作者
Shanghui Ye,Panfeng Zhang,Zheng Huang,Pengxiang Wang,Qing Xu,Yujian Bian,Shi Wang,Yong-Hua Li,Wen‐Yong Lai
摘要
High-cross-linking temperature is a big challenge involved in solution processing hole-transport materials (HTMs) for multilayer devices. The typical styrene-based HTMs required a high temperature of around 180 °C to form a network. To resolve this problem, we designed a dual-core MCP-type HTM by integrating four carbazole moieties with N3,N3,N3′,N3′-tetraphenyl-[1,1′-biphenyl]-3,3′-diamine, on which four terminal styryl units were connected through a flexible chain, which enables facile in situ cross-linking through photothermally initiating a thiol–ene reaction with pentaerythritol tetrakis(3-mercaptopropionate). The cross-linking temperature was significantly reduced from 180 to 80 °C, which is a record-low temperature for cross-linking styrene terminal HTMs.
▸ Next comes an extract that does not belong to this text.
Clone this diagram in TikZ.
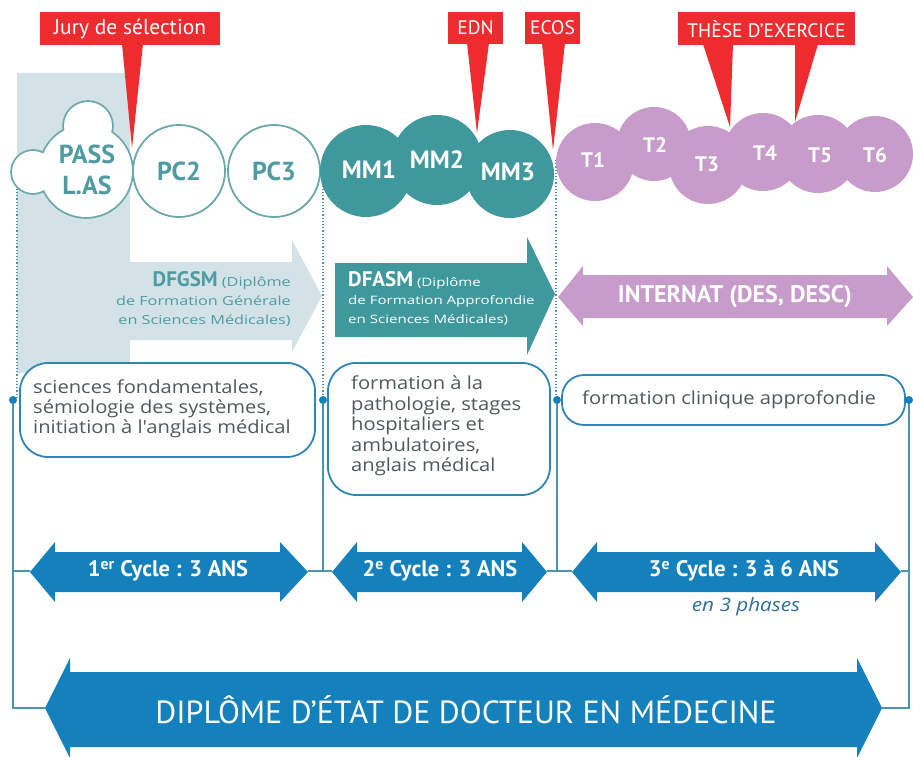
\documentclass[tikz,border=0pt]{standalone}
\usepackage{fontspec}
\setmainfont{PT Sans}
\newfontfamily\bodyfont[FakeStretch=1.12]{Open Sans}
\newfontfamily\smallfont[FakeStretch=1.3]{Open Sans}
\definecolor{cred}{HTML}{EE2B2E}
\definecolor{cteal}{HTML}{3F999C}
\definecolor{cteall}{HTML}{6AA8AA}
\definecolor{cgray}{HTML}{D3E2E6}
\definecolor{cpurp}{HTML}{C79BCA}
\definecolor{cblue}{HTML}{1581BC}
\definecolor{cbord}{HTML}{2F86B6}
\definecolor{cline}{HTML}{4B93AF}
\definecolor{ctext}{HTML}{50595B}
\definecolor{ctealtext}{HTML}{4E9CA2}
\definecolor{cital}{HTML}{2E6E9A}
\tikzset{
  callout/.style={fill=cred, draw=none},
  calltext/.style={text=white, inner sep=0pt, font=\fontsize{19.5}{19.5}\selectfont},
  ocirc/.style={circle, draw=cteall, line width=1.8pt, fill=white, inner sep=0pt},
  mmcirc/.style={circle, fill=cteal, inner sep=0pt},
  tcirc/.style={circle, fill=cpurp, inner sep=0pt},
  boxr/.style={draw=cbord, line width=1.8pt, fill=white, rounded corners=28pt},
  jdot/.style={circle, fill=cblue, inner sep=0pt, minimum size=8pt},
  vline/.style={draw=cline, line width=1.5pt},
  dline/.style={draw=cline, dotted, line width=1.2pt},
  boxtext/.style={text=ctext, align=left, anchor=west, inner sep=0pt, font=\bodyfont\fontsize{18}{20}\selectfont},
  cyctext/.style={text=white, inner sep=0pt, font=\bfseries\fontsize{22.5}{22}\selectfont},
  mmtext/.style={text=white, inner sep=0pt, font=\bfseries\fontsize{25}{25}\selectfont},
  ttext/.style={text=white, inner sep=0pt, font=\bfseries\fontsize{21}{21}\selectfont},
  pctext/.style={text=ctealtext, inner sep=0pt, font=\bfseries\fontsize{26}{31}\selectfont, align=center},
}
\begin{document}
\begin{tikzpicture}[x=1pt,y=-1pt]
\useasboundingbox (0,0) rectangle (913,757);
% gray background + DFGSM arrow
\fill[cgray] (17,73) -- (130,73) -- (130,262) -- (292,262) -- (292,240) -- (322,296) -- (292,352) -- (292,340) -- (130,340) -- (130,373) -- (17,373) -- cycle;
% DFASM arrow
\fill[cteal] (335,263) -- (527,263) -- (527,237) -- (555,294) -- (527,355) -- (527,337) -- (335,337) -- cycle;
% INTERNAT arrow
\fill[cpurp] (558,297) -- (583,266) -- (583,275) -- (887,275) -- (887,266) -- (913,297) -- (887,326) -- (887,318) -- (583,318) -- (583,326) -- cycle;
% dotted lines
\coordinate (d1t) at (17,160); \coordinate (d1b) at (17,400);
\coordinate (d2t) at (323,160); \coordinate (d2b) at (323,400);
\coordinate (d3t) at (556,160); \coordinate (d3b) at (556,400);
\draw[dline] (d1t) -- (d1b);
\draw[dline] (d2t) -- (d2b);
\draw[dline] (d3t) -- (d3b);
% PASS cloud
\node[circle, draw=cteall, line width=3.6pt, minimum size=92pt, inner sep=0pt] (passA) at (86,171) {};
\node[circle, draw=cteall, line width=3.6pt, minimum size=48pt, inner sep=0pt] (passB) at (88,126) {};
\node[circle, draw=cteall, line width=3.6pt, minimum size=42pt, inner sep=0pt] (passC) at (33,172) {};
\fill[white] (passA.center) circle (46pt) (passB.center) circle (24pt) (passC.center) circle (21pt);
\node[pctext] (passT) at (87,170) {PASS\\L.AS};
% PC2 PC3
\node[ocirc, minimum size=92pt] (pc2) at (179,171) {};
\node[ocirc, minimum size=92pt] (pc3) at (274,171) {};
\node[pctext] at (pc2) {PC2};
\node[pctext] at (pc3) {PC3};
% MM circles
\node[mmcirc, minimum size=92pt] (mm1) at (366,171) {};
\node[mmcirc, minimum size=90pt] (mm2) at (437,160) {};
\node[mmcirc, minimum size=88pt] (mm3) at (510,174) {};
\node[mmtext] at (369,170) {MM1};
\node[mmtext] at (437,160) {MM2};
\node[mmtext] at (508,172) {MM3};
% T circles
\node[tcirc, minimum size=78pt] (t1) at (595,162) {};
\node[tcirc, minimum size=74pt] (t2) at (654,144) {};
\node[tcirc, minimum size=78pt] (t3) at (708,165) {};
\node[tcirc, minimum size=78pt] (t4) at (763,152) {};
\node[tcirc, minimum size=78pt] (t5) at (818,154) {};
\node[tcirc, minimum size=76pt] (t6) at (875,154) {};
\node[ttext] at (593,160) {T1};
\node[ttext] at (655,145) {T2};
\node[ttext] at (707,164) {T3};
\node[ttext] at (765,153) {T4};
\node[ttext] at (820,155) {T5};
\node[ttext] at (875,155) {T6};
% red callouts
\fill[callout] (40,12) rectangle (220,45);
\fill[callout] (122,44) -- (143,44) -- (132,148) -- cycle;
\node[calltext, font=\fontsize{21.5}{21}\selectfont] (jury) at (130,29) {Jury de sélection};
\fill[callout] (448,12) rectangle (503,44);
\fill[callout] (467,43) -- (489,43) -- (477,133) -- cycle;
\node[calltext] (edn) at (475.5,28) {EDN};
\fill[callout] (525,12) rectangle (580,44);
\fill[callout] (542,43) -- (565,43) -- (553,150) -- cycle;
\node[calltext] (ecos) at (552.5,28) {ECOS};
\fill[callout] (678,12) rectangle (855,45);
\fill[callout] (703,44) -- (733,44) -- (730,127) -- cycle;
\fill[callout] (795,44) -- (818,44) -- (795,122) -- cycle;
\node[calltext] (these) at (766.5,29) {THÈSE D'EXERCICE};
% arrow texts
\node[anchor=east, align=right, inner sep=0pt, text=ctealtext, font=\smallfont\fontsize{12.5}{19}\selectfont] (dfgsm) at (291,299)
  {{\rmfamily\bfseries\fontsize{21}{19}\selectfont DFGSM} (Diplôme\\de Formation Générale\\en Sciences Médicales)};
\node[anchor=west, align=left, inner sep=0pt, text=white, font=\smallfont\fontsize{11.6}{18.5}\selectfont] (dfasm) at (348,298)
  {{\rmfamily\bfseries\fontsize{21}{18.5}\selectfont DFASM} (Diplôme\\de Formation Approfondie\\en Sciences Médicales)};
\node[text=white, inner sep=0pt, font=\bfseries\fontsize{24}{24}\selectfont] (internat) at (735,297) {INTERNAT (DES, DESC)};
% rounded boxes
\node[boxr, minimum width=295pt, minimum height=94pt, inner sep=0pt] (box1) at (167.5,410) {};
\node[boxtext] at (33,409) {sciences fondamentales,\\sémiologie des systèmes,\\initiation à l'anglais médical};
\node[boxr, minimum width=222pt, minimum height=132pt, inner sep=0pt] (box2) at (439,429) {};
\node[boxtext, font=\bodyfont\fontsize{18}{20.5}\selectfont] at (351,426) {formation à la\\pathologie, stages\\hospitaliers et\\ambulatoires,\\anglais médical};
\node[boxr, rounded corners=22pt, minimum width=343pt, minimum height=50pt, inner sep=0pt] (box3) at (733.5,400) {};
\node[boxtext] at (582,400) {formation clinique approfondie};
% cycle arrows
\fill[cblue] (30,572) -- (55,542) -- (55,552) -- (280,552) -- (280,542) -- (308,572) -- (280,602) -- (280,592) -- (55,592) -- (55,602) -- cycle;
\fill[cblue] (332,572) -- (357,542) -- (357,552) -- (522,552) -- (522,542) -- (547,572) -- (522,602) -- (522,592) -- (357,592) -- (357,602) -- cycle;
\fill[cblue] (572,572) -- (597,542) -- (597,552) -- (875,552) -- (875,542) -- (901,572) -- (875,602) -- (875,592) -- (597,592) -- (597,602) -- cycle;
\node[cyctext] (c1) at (168,571) {1\textsuperscript{er} Cycle : 3 ANS};
\node[cyctext] (c2) at (440,571) {2\textsuperscript{e} Cycle : 3 ANS};
\node[cyctext] (c3) at (744,571) {3\textsuperscript{e} Cycle : 3 à 6 ANS};
\node[text=cital, inner sep=0pt, font=\bodyfont\itshape\fontsize{18.5}{18}\selectfont] (phases) at (746,607) {en 3 phases};
% diploma arrow
\fill[cblue] (45,708) -- (70,658) -- (70,672) -- (857,672) -- (857,658) -- (882,708) -- (857,758) -- (857,747) -- (70,747) -- (70,758) -- cycle;
\node[text=white, inner sep=0pt, font=\fontsize{32}{32}\selectfont] (dip) at (466,710) {DIPLÔME D'ÉTAT DE DOCTEUR EN MÉDECINE};
% connectors
\coordinate (a1L) at (30,571); \coordinate (a1R) at (308,571);
\coordinate (a2L) at (332,571); \coordinate (a2R) at (547,571);
\coordinate (a3L) at (572,571); \coordinate (a3R) at (901,571);
\coordinate (dipL) at (45,708); \coordinate (dipR) at (882,708);
\coordinate (v1) at (13,400); \coordinate (v2) at (323,400);
\coordinate (v3) at (557,400); \coordinate (v4) at (909,400);
\draw[vline] (v1) -- (v1 |- dipL) -- (dipL);
\draw[vline] (v1 |- a1L) -- (a1L);
\draw[vline] (v2) -- (v2 |- a1R);
\draw[vline] (a1R) -- (a2L);
\draw[vline] (v3) -- (v3 |- a2R);
\draw[vline] (a2R) -- (a3L);
\draw[vline] (v4) -- (v4 |- dipR) -- (dipR);
\draw[vline] (a3R) -- (v4 |- a3R);
\node[jdot] (dot1) at (v1) {};
\node[jdot] (dot2) at (v2) {};
\node[jdot] (dot3) at (v3) {};
\node[jdot] (dot4) at (v4) {};
\end{tikzpicture}
\end{document}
Through tuning the aliphatic chain length, four cross-linkable HTMs, named V-HBACz, V-OBACz, V-DBACz, and V-DOBACz, were synthesized, with a high-triplet-energy level of up to 2.91 eV, a high thermal decomposition temperature of 430 °C, and a hole mobility of up to 2.4 × 10–4 cm2 V–1 s–1. Furthermore, solution-processed thermally activated delayed fluorescence devices with multilayer architecture were prepared based on the newly synthesized HTMs, and a 3-fold improvement in efficiency was achieved in typical 4CzIPN green devices, with a high luminance of 32 016 cd m–2, a maximum current efficiency of 78.2 cd A–1, and a maximum external quantum efficiency of 24.5%.